No one has to like everything. Not every genre or medium or slice of the entertainment landscape will appeal to everyone. It’s particularly disheartening, though, to watch people you respect and admire not only dismiss the artistic validity of wide swaths of art almost sight-unseen, but then found their snap judgments on rampant myths and misconceptions.
Because Marvel movies are cinema. Full stop. Anything that avails itself of the cinematic form, that tells stories in pixels or celluloid, that expresses emotions and ideas in a flood of sound and images, is cinema. The MCU and its progeny certainly qualify.
But even by Scorsese’s own standards and misguided attempt to draw a line between high and low art, the Marvel movies more than pass muster.
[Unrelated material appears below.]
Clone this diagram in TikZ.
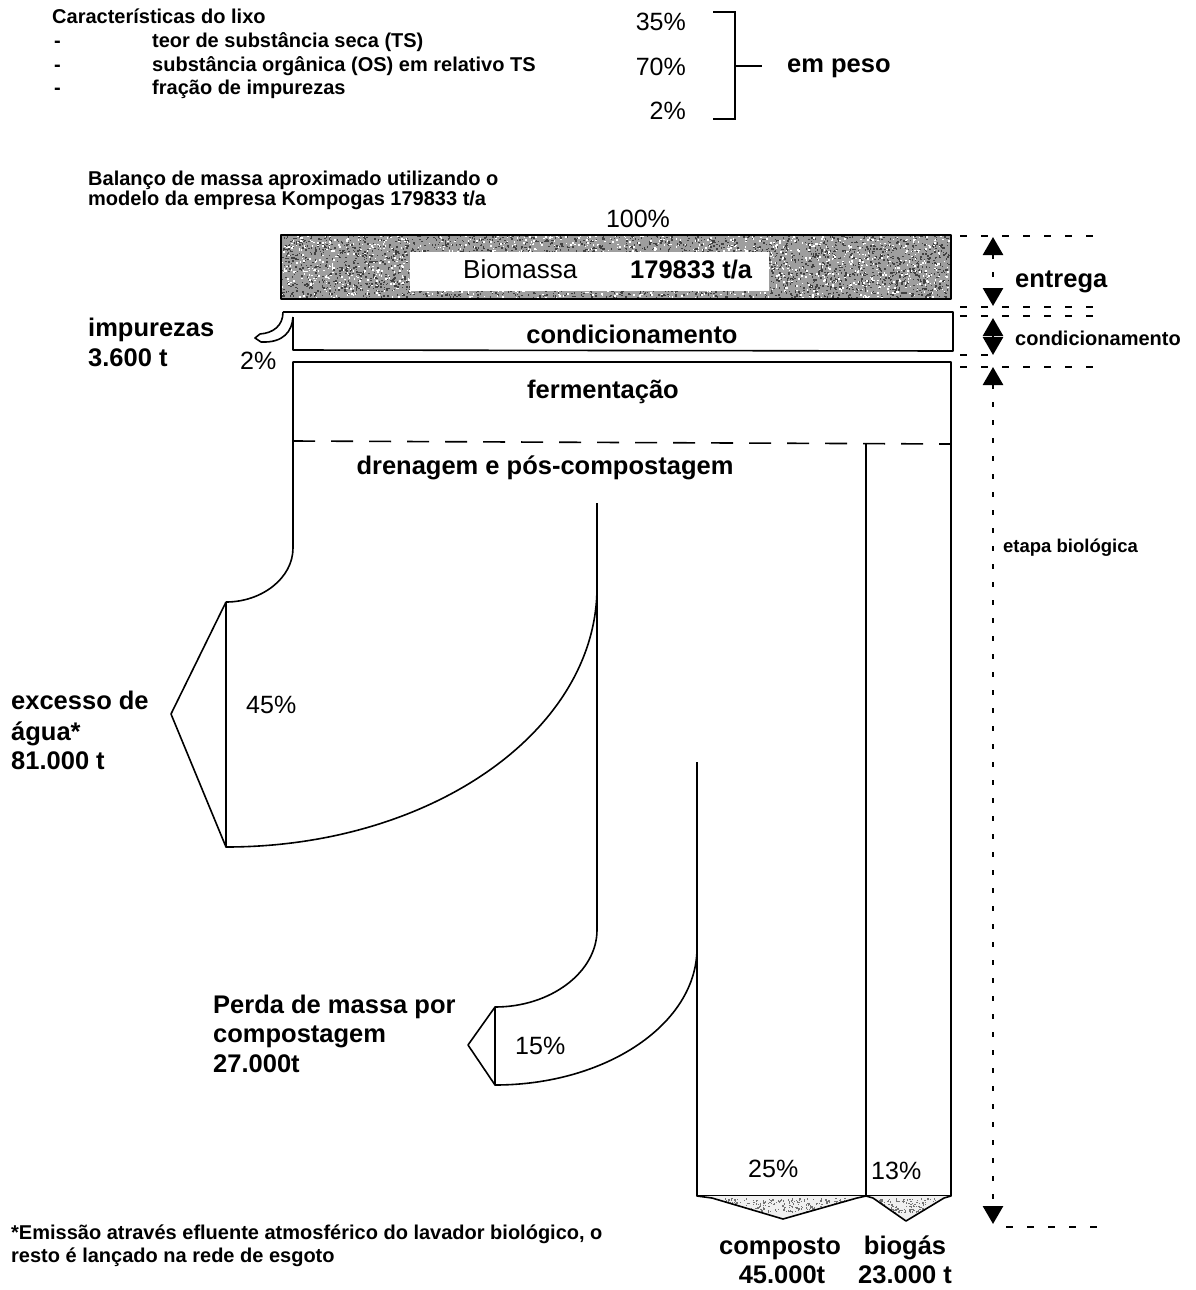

He decries the MCU’s slate of movies as “sequels in name but remakes in spirit”, trotting out the tired canard that the near two-dozen films under the Marvel banner are carbon copies of one another. That blind pronouncement ignores the fact that a random spin of the MCU’s roulette wheel could net you a spy thriller, a zany heist comedy, a space opera, a teenage romp, or a story of succession and civilization.
Scorsese also declares, without deigning to watch these films, that they’re “designed as variations on a finite number of themes.” There too, he ignores how the Marvel movies have tackled topics as varied as PTSD, depression, the hopes and anxieties of adopted children, the papered-over legacy of colonialism, the stifling of feminine self-actualization, and the treatment of black people around the world.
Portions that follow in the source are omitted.